On 18 February 2020, the FCA published its annual Sector Views analysis (https://www.fca.org.uk/publication/corporate/sector-views-2020.pdf), which sets out its view of areas of risk and potential harm to consumers in the financial markets. The analysis covers all financial sectors, but the comments made in relation to investment management are of particular interest. The FCA highlighted its concerns in relation to:
- Pricing and quality of investment products
The FCA has observed weak price competition, with no clear relationship between charges and performance and a lack of transparency and clarity on pricing and quality.
- Operational resilience/cybercrime
This can cause financial or data loss to investors and potentially damage market integrity. Poor governance and oversight of outsourced functions and a lack of contingency plans for service disruptions needs to be addressed.
- Disorderly markets
The FCA has identified a potential source of disorderly markets being the liquidity mismatch of daily dealt funds that invest in less liquid assets. The FCA has set out policy changes for illiquid assets and open ended funds and is considering whether there should be tighter rules on liquidity management. The FCA has also said that poor risk management of leveraged strategies (particularly at alternative fund managers) and disorderly transition from LIBOR could also create disorderly markets.
- Market abuse
Performance fees in the asset management sector are identified as creating a potential incentive for market abuse. Innovative technologies and investment strategies used by asset management funds can also increase risk in this area.
- Pricing and quality of institutional intermediary and advice services
The FCA has expressed concerns about competition in this market not being effective. The FCA referred investment consultants and fiduciary managers to the Competition and Markets Authority which led to requirements for them to take action to improve competition.

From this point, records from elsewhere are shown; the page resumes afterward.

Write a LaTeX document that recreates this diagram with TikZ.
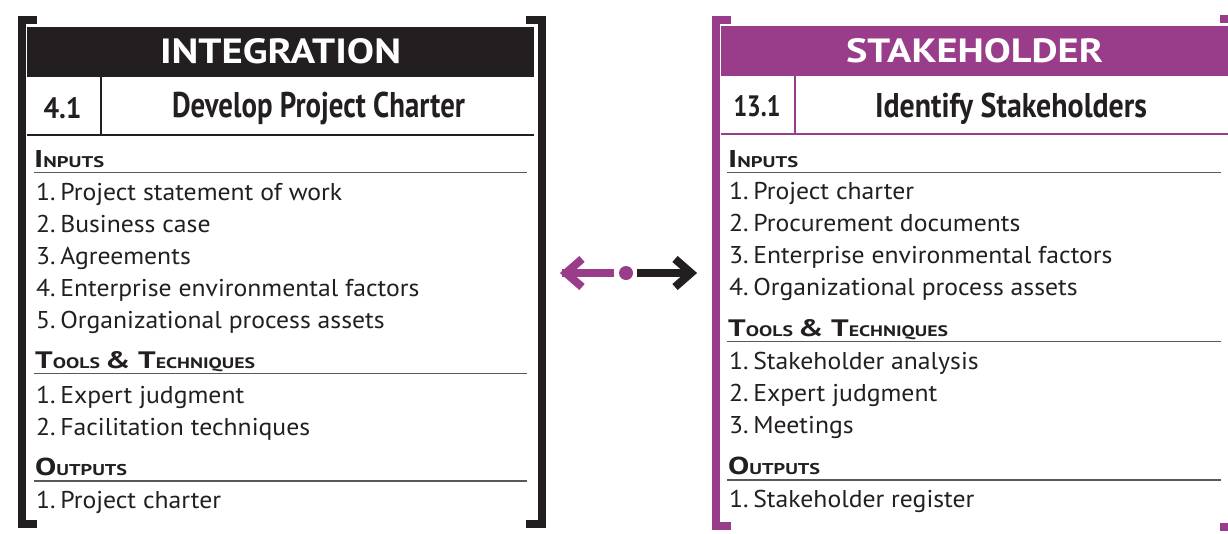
\documentclass[tikz,border=0pt]{standalone}
\usepackage{fontspec}
\setmainfont{PT Sans}
\usepackage{graphicx}
\definecolor{ink}{HTML}{231F20}
\definecolor{plum}{RGB}{153,61,139}
\definecolor{rulegray}{HTML}{58595B}
\newlength\reflen
\newcommand\fitw[2]{\resizebox{#1}{\height}{#2}}
\newcommand\fitwh[3]{\resizebox{#1}{#2}{#3}}
\newcommand\hsc[2]{{\fontsize{24.3}{24}\selectfont\bfseries #1}{\fontsize{15.5}{15}\selectfont\bfseries #2}}
\newcommand\bodyfont{\fontsize{24.3}{24}\selectfont}
\newcommand\itm[2]{\bodyfont #1\hspace{0.18em}#2}
\begin{document}
\settowidth{\reflen}{\itm{1.}{Project statement of work}}%
\pgfmathsetmacro\bodyfac{306/\reflen}%
\newcommand\bt[2]{\scalebox{\bodyfac}[1]{\itm{#1}{#2}}}%
\begin{tikzpicture}[x=1pt,y=-1pt,
  bracket/.style={line width=8pt, line join=miter, line cap=butt},
  txt/.style={anchor=base west, inner sep=0pt, text=ink},
  ctr/.style={anchor=base, inner sep=0pt},
  uline/.style={rulegray, line width=1.4pt},
  arrowline/.style={line width=8pt, line cap=butt, line join=miter}]
\useasboundingbox (0,0) rectangle (1228,533);
\fill[white] (0,0) rectangle (1228,533);
\clip (0,0) rectangle (1228,533);
% ---------- left panel ----------
\draw[bracket, ink] (37,19.5) -- (22,19.5) -- (22,523.5) -- (37,523.5);
\draw[bracket, ink] (526,19.5) -- (542,19.5) -- (542,523.5) -- (526,523.5);
\fill[ink] (27,27) rectangle (534,77);
\draw[ink, line width=2.5pt] (27,135) -- (534,135);
\draw[ink, line width=2pt] (100.5,77) -- (100.5,135);
\node[ctr, text=white] (tL) at (280.5,63) {\fitwh{241pt}{25pt}{\fontsize{35.7}{36}\selectfont\bfseries INTEGRATION}};
\node[ctr, text=ink] (nL) at (62.5,118) {\fitwh{38pt}{21pt}{\fontsize{30}{30}\selectfont\bfseries 4.1}};
\node[ctr, text=ink] (pL) at (318.5,117) {\fitwh{293pt}{25.5pt}{\fontsize{35.7}{36}\selectfont\bfseries Develop Project Charter}};
\node[txt] (hiL) at (34,167) {\fitwh{70pt}{17pt}{\hsc{I}{NPUTS}}};
\draw[uline] (34,172.5) -- (527,172.5);
\node[txt] (iL1) at (36,200) {\bt{1.}{Project statement of work}};
\node[txt] (iL2) at (36,232) {\bt{2.}{Business case}};
\node[txt] (iL3) at (36,264) {\bt{3.}{Agreements}};
\node[txt] (iL4) at (36,296) {\bt{4.}{Enterprise environmental factors}};
\node[txt] (iL5) at (36,328) {\bt{5.}{Organizational process assets}};
\node[txt] (htL) at (35,368) {\fitwh{220pt}{17pt}{\hsc{T}{OOLS }\hsc{\& T}{ECHNIQUES}}};
\draw[uline] (34,373.5) -- (527,373.5);
\node[txt] (tL1) at (36,403) {\bt{1.}{Expert judgment}};
\node[txt] (tL2) at (36,435) {\bt{2.}{Facilitation techniques}};
\node[txt] (hoL) at (35,475) {\fitwh{92pt}{17.5pt}{\hsc{O}{UTPUTS}}};
\draw[uline] (34,481) -- (527,481);
\node[txt] (oL1) at (36,508) {\bt{1.}{Project charter}};
% ---------- right panel ----------
\draw[bracket, plum] (731,20) -- (715.5,20) -- (715.5,525.5) -- (731,525.5);
\draw[bracket, plum] (1220,19) -- (1236,19) -- (1236,527) -- (1220,527);
\fill[plum] (721,26) rectangle (1228,76);
\draw[plum, line width=2.5pt] (721,134) -- (1228,134);
\draw[plum, line width=2pt] (794.5,76) -- (794.5,134);
\node[ctr, text=white] (tR) at (974.5,62) {\fitwh{257pt}{24pt}{\fontsize{35.7}{36}\selectfont\bfseries STAKEHOLDER}};
\node[ctr, text=ink] (nR) at (757,116.5) {\fitwh{47pt}{21pt}{\fontsize{30}{30}\selectfont\bfseries 13.1}};
\node[ctr, text=ink] (pR) at (1011,117) {\fitwh{272pt}{24.5pt}{\fontsize{34.5}{35}\selectfont\bfseries Identify Stakeholders}};
\node[txt] (hiR) at (728,167) {\fitwh{70pt}{17pt}{\hsc{I}{NPUTS}}};
\draw[uline] (727,172.5) -- (1221,172.5);
\node[txt] (iR1) at (729,199) {\bt{1.}{Project charter}};
\node[txt] (iR2) at (729,231) {\bt{2.}{Procurement documents}};
\node[txt] (iR3) at (729,263) {\bt{3.}{Enterprise environmental factors}};
\node[txt] (iR4) at (729,295) {\bt{4.}{Organizational process assets}};
\node[txt] (htR) at (728,336) {\fitwh{220pt}{17pt}{\hsc{T}{OOLS }\hsc{\& T}{ECHNIQUES}}};
\draw[uline] (727,341.5) -- (1221,341.5);
\node[txt] (tR1) at (729,369) {\bt{1.}{Stakeholder analysis}};
\node[txt] (tR2) at (729,401) {\bt{2.}{Expert judgment}};
\node[txt] (tR3) at (729,433) {\bt{3.}{Meetings}};
\node[txt] (hoR) at (728,474) {\fitwh{92pt}{17.5pt}{\hsc{O}{UTPUTS}}};
\draw[uline] (727,480) -- (1221,480);
\node[txt] (oR1) at (729,507) {\bt{1.}{Stakeholder register}};
% ---------- middle arrows ----------
\node[circle, fill=plum, minimum size=14pt, inner sep=0pt] (dot) at (626,273) {};
\coordinate (lt) at (562,273);
\coordinate (rt) at (692,273);
\draw[arrowline, plum] ([xshift=-5pt]dot.west) -- (lt);
\draw[arrowline, plum] (582,259) -- (566,273) -- (582,287);
\draw[arrowline, ink] ([xshift=4pt]dot.east) -- (rt);
\draw[arrowline, ink] (675,259) -- (691,273) -- (675,287);
\end{tikzpicture}
\end{document}
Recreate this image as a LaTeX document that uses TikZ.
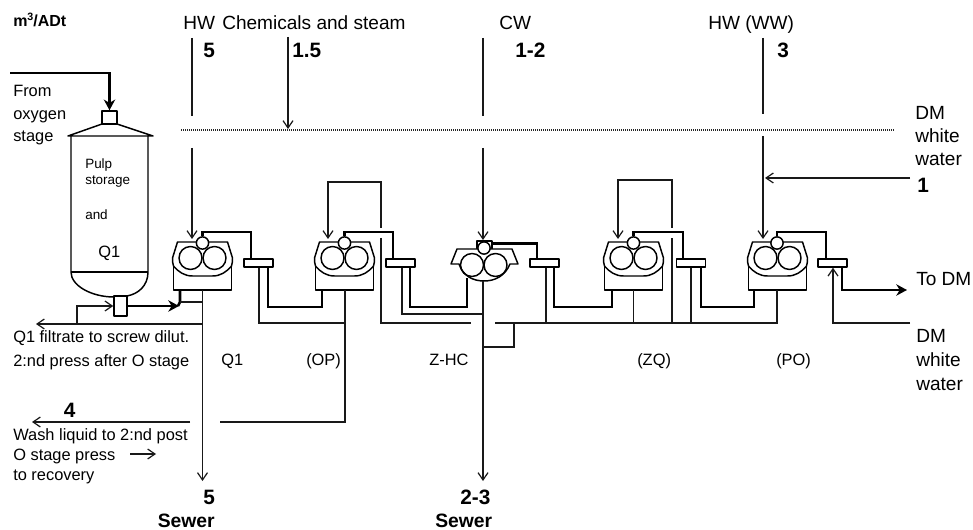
\documentclass[tikz,border=0pt]{standalone}
\usepackage{fontspec}
\setmainfont{Liberation Sans}
\usetikzlibrary{arrows.meta}
\tikzset{
  x=0.75pt,y=-0.75pt,
  thinline/.style={line width=1pt,black!90},
  thickline/.style={line width=2pt,black},
  eqline/.style={line width=1.1pt,black,line join=round},
  thinarrow/.style={thinline,-{Straight Barb[length=5.5pt,width=7.5pt,line width=0.9pt]}},
  thickarrow/.style={thickline,-{Stealth[length=8pt,width=8.5pt,inset=2.5pt]}},
  smallroll/.style={circle,draw,eqline,fill=white,minimum size=9.2pt,inner sep=0pt},
  filterbox/.style={rectangle,draw,eqline,fill=white,minimum width=21.5pt,minimum height=6pt,inner sep=0pt},
  lab/.style={anchor=base west,inner sep=0pt,font=\fontsize{14.3}{14.3}\selectfont},
  smalllab/.style={anchor=base west,inner sep=0pt,font=\fontsize{12.3}{12.3}\selectfont},
  tinylab/.style={anchor=base west,inner sep=0pt,font=\fontsize{10.1}{10.1}\selectfont},
  numlab/.style={anchor=base west,inner sep=0pt,font=\fontsize{15.6}{15.6}\selectfont\bfseries},
  sewerlab/.style={anchor=base west,inner sep=0pt,font=\fontsize{14.5}{14.5}\selectfont\bfseries},
  unitlab/.style={anchor=base west,inner sep=0pt,font=\fontsize{12}{12}\selectfont\bfseries},
}
\newcommand{\pressbody}[1]{%
  \begin{scope}[shift={(#1,0)},eqline]
    \draw (-29,262) -- (-29,290) -- (29,290) -- (29,262);
    \draw[fill=white] (-25,242) -- (25,242) -- (30,258) .. controls (30,261) and (30,263) .. (29,266)
      .. controls (24,272) and (18,276) .. (10,276) -- (-10,276)
      .. controls (-18,276) and (-24,272) .. (-29,266) .. controls (-30,263) and (-30,261) .. (-30,258) -- cycle;
    \draw (-12,258) circle[radius=11.5];
    \draw (12,258) circle[radius=11.5];
  \end{scope}}
\begin{document}
\begin{tikzpicture}
\useasboundingbox (0,0) rectangle (973,530);
% tank
\begin{scope}[eqline]
  \draw (71,136) -- (71,272) .. controls (71,286) and (92,297) .. (114,297);
  \draw (148,136) -- (148,272) .. controls (148,286) and (138,294) .. (127,296);
  \draw (71,272) -- (148,272);
  \draw (68,136) -- (102,124) -- (117,124) -- (153,136) -- cycle;
\end{scope}
\node[rectangle,draw,eqline,fill=white,minimum width=11.25pt,minimum height=9.75pt,inner sep=0pt] (neck) at (109.5,117.5) {};
\node[rectangle,draw,eqline,fill=white,minimum width=9.75pt,minimum height=15pt,inner sep=0pt] (valve) at (120.5,306) {};
% presses
\pressbody{202.5}
\pressbody{344.5}
\pressbody{633.5}
\pressbody{777.5}
% Z-HC press
\begin{scope}[eqline]
  \draw (477,249) -- (477,241) -- (492,241) -- (492,249);
  \draw[fill=white] (457,249) -- (512,249) -- (518,264) -- (510,264)
     .. controls (505,276) and (495,281) .. (484,281) .. controls (473,281) and (463,276) .. (459,264)
     -- (451,264) -- cycle;
  \draw (472,265) circle[radius=11.5];
  \draw (495.5,265) circle[radius=11.5];
\end{scope}
\node[smallroll] (p1) at (202.5,243) {};
\node[smallroll] (p2) at (344.5,243) {};
\node[smallroll] (p3) at (484,248) {};
\node[smallroll] (p4) at (633.5,243) {};
\node[smallroll] (p5) at (777,243) {};
\node[filterbox] (f1) at (258.5,263) {};
\node[filterbox] (f2) at (400.5,263) {};
\node[filterbox] (f3) at (544.5,263) {};
\node[filterbox] (f4) at (691,263) {};
\node[filterbox] (f5) at (832.5,263) {};
% named connector ends
\coordinate (pulpin) at (10,73);
\coordinate (hwA) at (192,38); \coordinate (hwB) at (192,116); \coordinate (hwC) at (192,148); \coordinate (hwD) at (192,239);
\coordinate (chemA) at (288,37); \coordinate (chemB) at (288,129);
\coordinate (cwA) at (483,38); \coordinate (cwB) at (483,116); \coordinate (cwC) at (483,148); \coordinate (cwD) at (483,240);
\coordinate (wwA) at (763,38); \coordinate (wwB) at (763,114); \coordinate (wwC) at (763,136); \coordinate (wwD) at (763,239);
\coordinate (dmA) at (910,178); \coordinate (dmB) at (765,178);
\coordinate (dotA) at (181,130); \coordinate (dotB) at (895,130);
\coordinate (toDM) at (907,290);
\coordinate (lowL) at (36,324); \coordinate (low4) at (32,422);
% thick connectors
\draw[thickarrow,line join=miter] (pulpin) -| (neck.north);
\draw[thickline] (p1.north) |- (251,232) -- (f1.north -| 251,0);
\draw[thickline] (p2.north) |- (393,232) -- (f2.north -| 393,0);
\draw[thickline] (p3.east |- 0,243.5) -- (537,243.5) -- (f3.north -| 537,0);
\draw[thickline] (p4.north) |- (683,232) -- (f4.north -| 683,0);
\draw[thickline] (p5.north) |- (826,232) -- (f5.north -| 826,0);
\draw[thickline] (f1.south -| 268,0) |- (322,307) -- (322,290);
\draw[thickline] (f2.south -| 410,0) |- (467,307) -- (467,278);
\draw[thickline] (f3.south -| 554,0) |- (612,307) -- (612,290);
\draw[thickline] (f4.south -| 701,0) |- (754,307) -- (754,290);
\draw[thickarrow] (f5.south -| 842,0) |- (toDM);
\draw[thickarrow] (valve.east) -- (179,306);
\draw[thickline] (180,290) -- (180,302) -- (178,306);
% thin connectors
\draw[thinline] (hwA) -- (hwB);
\draw[thinarrow] (hwC) -- (hwD);
\draw[thinarrow] (chemA) -- (chemB);
\draw[thinline] (cwA) -- (cwB);
\draw[thinarrow] (cwC) -- (cwD);
\draw[thinline] (wwA) -- (wwB);
\draw[thinarrow] (wwC) -- (wwD);
\draw[thinarrow] (dmA) -- (dmB);
\draw[line width=0.9pt,dash pattern=on 0.75pt off 0.75pt,black!85] (dotA) -- (dotB);
% press 1 outlets
\draw[thinline] (180,302) -- (202.5,302);
\draw[thinarrow] (202.5,290) -- (202.5,481);
\draw[thinarrow] (202.5,324) -- (lowL);
\draw[thinarrow] (77,324) |- (valve.west);
% press 2 outlets, loop
\draw[thinline] (f1.south -| 259,0) |- (345,323);
\draw[thinline] (345,290) |- (220,422);
\draw[thinarrow] (190,422) -- (low4);
\draw[thinarrow] (381,228) -- (381,182) -| (328,239);
\draw[thinline] (381,238) |- (471,323);
\draw[thinline] (f2.south -| 402,0) |- (483,314);
\draw[thinarrow] (483,281) -- (483,481);
\draw[thinline] (495,323) -- (777,323) -- (777,290);
\draw[thinline] (514,323) |- (483,347);
\draw[thinline] (f3.south -| 546,0) -- (546,323);
\draw[thinline] (633.5,290) -- (633.5,323);
\draw[thinline] (f4.south -| 691,0) -- (691,323);
\draw[thinline] (672,323) -- (672,238);
\draw[thinarrow] (672,228) -- (672,180) -| (618,239);
\draw[thinarrow] (910,323) -| (f5.south -| 833,0);
\draw[thinarrow] (130,454) -- (156,454);
% labels
\node[unitlab] (tunit) at (13,27) {m\raisebox{0.4em}{\fontsize{8}{8}\selectfont 3}/ADt};
\node[lab] (t1) at (183,30) {HW};
\node[lab] (t2) at (222,30) {Chemicals and steam};
\node[lab] (t3) at (499,30) {CW};
\node[lab] (t4) at (708,30) {HW (WW)};
\node[numlab] (n1) at (203,58) {5};
\node[numlab] (n2) at (292,58) {1.5};
\node[numlab] (n3) at (515,58) {1-2};
\node[numlab] (n4) at (777,58) {3};
\node[smalllab] (a1) at (13,97) {From};
\node[smalllab] (a2) at (13,119.5) {oxygen};
\node[smalllab] (a3) at (13,142) {stage};
\node[tinylab] (b1) at (85,169) {Pulp};
\node[tinylab] (b2) at (85,185) {storage};
\node[tinylab] (b3) at (85,220) {and};
\node[smalllab] (b4) at (98,258) {Q1};
\node[smalllab] (c1) at (13,343) {Q1 filtrate to screw dilut.};
\node[smalllab] (c2) at (13,367) {2:nd press after O stage};
\node[smalllab] (s1) at (221,366) {Q1};
\node[smalllab] (s2) at (306,366) {(OP)};
\node[smalllab] (s3) at (429,366) {Z-HC};
\node[smalllab] (s4) at (637,366) {(ZQ)};
\node[smalllab] (s5) at (776,366) {(PO)};
\node[numlab] (n5) at (63.5,417) {4};
\node[smalllab] (d1) at (13,440) {Wash liquid to 2:nd post};
\node[smalllab] (d2) at (13,460.5) {O stage press};
\node[smalllab] (d3) at (13,480) {to recovery};
\node[numlab] (n6) at (203,504.5) {5};
\node[numlab] (n7) at (460,504.5) {2-3};
\node[sewerlab] (e1) at (157.5,527.5) {Sewer};
\node[sewerlab] (e2) at (435,527.5) {Sewer};
\node[lab] (g1) at (915,120) {DM};
\node[lab] (g2) at (915,143) {white};
\node[lab] (g3) at (915,166) {water};
\node[numlab] (g4) at (917,193) {1};
\node[lab] (h0) at (916,286) {To DM};
\node[lab] (h1) at (916,343) {DM};
\node[lab] (h2) at (916,367) {white};
\node[lab] (h3) at (916,390.5) {water};
\end{tikzpicture}
\end{document}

- Pricing and quality of custody and investment administration services.
The FCA is concerned that firms have weak CASS controls and governance, weak depositary oversight of authorized fund managers and operational resilience.
The FCA's regulatory focus remains on promoting the fair treatment of customers and good value by improving transparency, comparability, accountability and investor protection. Firms should consider themselves on notice of the FCAs concerns, and seek to actively address these areas.